Entity resolution is a very common task in Big Data processing, where different entity profiles, usually described under different schemas, are mapped to the same real-world object. Beyond the deduplication and cleaning problems that appear in traditional data integration, such as data warehouses, entity resolution is a prerequisite for many Web applications, posing several challenges due to the volume and variety of the data collections. In general, entity resolution constitutes an inherently quadratic task; given an entity collection, each entity profile must be compared to all others.

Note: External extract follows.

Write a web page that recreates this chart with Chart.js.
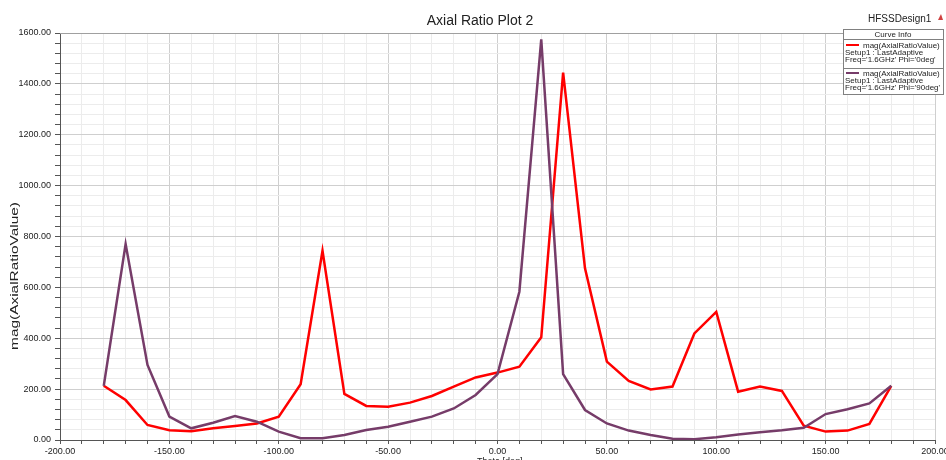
<!DOCTYPE html>
<html>
<head>
<meta charset="utf-8">
<title>Axial Ratio Plot 2</title>
<script src="https://cdn.jsdelivr.net/npm/chart.js@4.4.0/dist/chart.umd.min.js"></script>
<style>
    html, body { margin: 0; padding: 0; background: #fff; }
    #wrap { width: 946px; height: 460px; }
</style>
</head>
<body>
<div id="wrap"><canvas id="arChart" width="946" height="460"></canvas></div>
<script>
// Sweep angle (deg) and axial ratio magnitude for both phi cuts
const thetaDeg = [-180, -170, -160, -150, -140, -130, -120, -110, -100, -90, -80, -70, -60, -50, -40, -30, -20, -10,
    0, 10, 20, 30, 40, 50, 60, 70, 80, 90, 100, 110, 120, 130, 140, 150, 160, 170, 180];
const axialRatioPhi0 = [213, 157, 59, 38, 34, 46, 55, 65, 92, 219, 744, 181, 134, 131, 147, 173, 210, 246,
    265, 288, 404, 1444, 675, 308, 232, 199, 210, 419, 504, 190, 210, 193, 56, 33, 37, 63, 213];
const axialRatioPhi90 = [213, 770, 295, 92, 46, 68, 94, 72, 33, 7, 7, 20, 39, 52, 72, 92, 124, 177,
    259, 583, 1575, 259, 118, 65, 37, 20, 5, 3, 11, 22, 30, 38, 48, 102, 121, 144, 213];

// Labelled ticks; the rest of the ticks are minor
const xTickLabels = [-200, -150, -100, -50, 0, 50, 100, 150, 200];
const yTickLabels = [0, 200, 400, 600, 800, 1000, 1200, 1400, 1600];

const curveNames = ['mag(AxialRatioValue)', 'mag(AxialRatioValue)'];
const curveInfo = [
    ["Setup1 : LastAdaptive", "Freq='1.6GHz' Phi='0deg'"],
    ["Setup1 : LastAdaptive", "Freq='1.6GHz' Phi='90deg'"]
];

const FONT = '"Liberation Sans", Arial, sans-serif';
const RED = '#ff0000';
const PURPLE = '#763c69';

const toPoints = (vals) => thetaDeg.map((t, i) => ({ x: t, y: vals[i] }));
const isLabelled = (list, v) => list.includes(Math.round(v));

// Title, design name, axis titles and the curve info box
const decorPlugin = {
    id: 'decor',
    afterDraw(chart) {
        const ctx = chart.ctx;
        const area = chart.chartArea;
        ctx.save();

        // top frame line
        ctx.strokeStyle = '#a0a0a0';
        ctx.lineWidth = 1;
        ctx.beginPath();
        ctx.moveTo(area.left, area.top + 0.5);
        ctx.lineTo(area.right, area.top + 0.5);
        ctx.stroke();

        ctx.fillStyle = '#222';
        ctx.font = '14px ' + FONT;
        ctx.textAlign = 'center';
        ctx.textBaseline = 'alphabetic';
        ctx.fillText('Axial Ratio Plot 2', 480, 25);

        ctx.font = '10px ' + FONT;
        ctx.textAlign = 'left';
        ctx.fillText('HFSSDesign1', 868, 22);
        ctx.fillStyle = '#d04040';
        ctx.beginPath();
        ctx.moveTo(938, 20);
        ctx.lineTo(943, 20);
        ctx.lineTo(941, 14);
        ctx.closePath();
        ctx.fill();

        // x axis title
        ctx.fillStyle = '#222';
        ctx.font = '9px ' + FONT;
        ctx.fillText('Theta [deg]', 477, 464);

        // y axis title, stretched along its length
        ctx.save();
        ctx.translate(15, 276);
        ctx.rotate(-Math.PI / 2);
        ctx.scale(1.4, 1);
        ctx.font = '11px ' + FONT;
        ctx.textAlign = 'center';
        ctx.textBaseline = 'middle';
        ctx.fillText('mag(AxialRatioValue)', 0, 0);
        ctx.restore();

        // curve info box
        const bx = 843, by = 29, bw = 100, bh = 65;
        ctx.fillStyle = '#fff';
        ctx.fillRect(bx, by, bw, bh);
        ctx.strokeStyle = '#808080';
        ctx.strokeRect(bx + 0.5, by + 0.5, bw, bh);
        ctx.beginPath();
        ctx.moveTo(bx, 39.5); ctx.lineTo(bx + bw, 39.5);
        ctx.moveTo(bx, 68.5); ctx.lineTo(bx + bw, 68.5);
        ctx.stroke();

        ctx.fillStyle = '#222';
        ctx.font = '8px ' + FONT;
        ctx.textAlign = 'center';
        ctx.fillText('Curve Info', bx + bw / 2, 37);

        const colors = [RED, PURPLE];
        const rowTop = [48, 76];
        ctx.textAlign = 'left';
        rowTop.forEach((y, i) => {
            ctx.strokeStyle = colors[i];
            ctx.lineWidth = 2;
            ctx.beginPath();
            ctx.moveTo(846, y - 3);
            ctx.lineTo(859, y - 3);
            ctx.stroke();
            ctx.fillStyle = '#222';
            ctx.fillText(curveNames[i], 863, y);
            ctx.fillText(curveInfo[i][0], 845, y + 7);
            ctx.fillText(curveInfo[i][1], 845, y + 14);
        });

        ctx.restore();
    }
};

const chart = new Chart(document.getElementById('arChart'), {
    type: 'line',
    data: {
        datasets: [
            {
                label: curveNames[1],
                data: toPoints(axialRatioPhi90),
                borderColor: PURPLE,
                borderWidth: 2.5,
                pointRadius: 0,
                tension: 0,
                order: 0
            },
            {
                label: curveNames[0],
                data: toPoints(axialRatioPhi0),
                borderColor: RED,
                borderWidth: 2.5,
                pointRadius: 0,
                tension: 0,
                order: 1
            }
        ]
    },
    options: {
        responsive: false,
        devicePixelRatio: 1,
        animation: false,
        layout: { padding: { top: 33, right: 11, left: 0, bottom: 0 } },
        plugins: {
            legend: { display: false },
            tooltip: { enabled: false },
            title: { display: false }
        },
        scales: {
            x: {
                type: 'linear',
                min: -200,
                max: 200,
                afterFit(scale) {
                    scale.height = 20;
                    scale.paddingLeft = 0;
                    scale.paddingRight = 0;
                },
                ticks: {
                    stepSize: 10,
                    autoSkip: false,
                    maxRotation: 0,
                    padding: 2,
                    color: '#222',
                    font: { family: FONT, size: 9 },
                    callback: (v) => isLabelled(xTickLabels, v) ? v.toFixed(2) : ''
                },
                grid: {
                    color: (c) => c.tick && isLabelled(xTickLabels, c.tick.value) ? '#cfcfcf' : '#ececec',
                    tickColor: '#555',
                    tickLength: 4
                },
                border: { color: '#555', width: 1 }
            },
            y: {
                type: 'linear',
                min: 0,
                max: 1600,
                afterFit(scale) {
                    scale.width = 60;
                    scale.paddingTop = 0;
                    scale.paddingBottom = 0;
                },
                ticks: {
                    stepSize: 40,
                    autoSkip: false,
                    padding: 4,
                    color: '#222',
                    font: { family: FONT, size: 9 },
                    callback: (v) => isLabelled(yTickLabels, v) ? v.toFixed(2) : ''
                },
                grid: {
                    color: (c) => c.tick && isLabelled(yTickLabels, c.tick.value) ? '#cfcfcf' : '#ececec',
                    tickColor: '#555',
                    tickLength: 5
                },
                border: { color: '#555', width: 1 }
            }
        }
    },
    plugins: [decorPlugin]
});
</script>
</body>
</html>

In this course, we will focus on algorithmic approches for entity resolution in the Web of data. We will study approaches that aim to reduce the set of possible comparisons to be performed between data collections, like blocking and meta-blocking, and approaches that aim to minimize the number of missed matches via an iterative entity resolution process that exploits any intermediate results of blocking and matching in order to discover new candidate description pairs for resolution. Moreover, we will discuss works on progressive entity resolution, which attempt to discover as many matches as possible given limited computing budget, by estimating the matching likelihood of yet unresolved descriptions, based on the matches found so far.
After completing the course, the student is expected to:
- know the basic concepts and techniques for big data entity resolution, including blocking and meta-blocking techniques, and techniques for iterative and progressive entity resolution,
- be able to handle contemporary research issues and problems on big data entity resolution, and
- solve real-world problems.
Modes of study
Lectures, assignments, project, student presentations in class.
Course Work and Assessment
Assignments (3) (50%)
- Assignments will include short presentations answering questions on research papers related to the course.
- Students will be divided into presenters and reviewers. Both will study the same topic. In rounds, some of the students will make the presentation, and the rest will be responsible for reviewing the presentation, e.g., by explaining their viewpoint on the topic.
- The project will include implementation of algorithms that realize steps of the entity resolution process (create groups of 2).
- The project will be accompanied with a short report (5-6 pages long), describing algorithms and experimental evaluation.
- The project will be evaluated at the end of the period.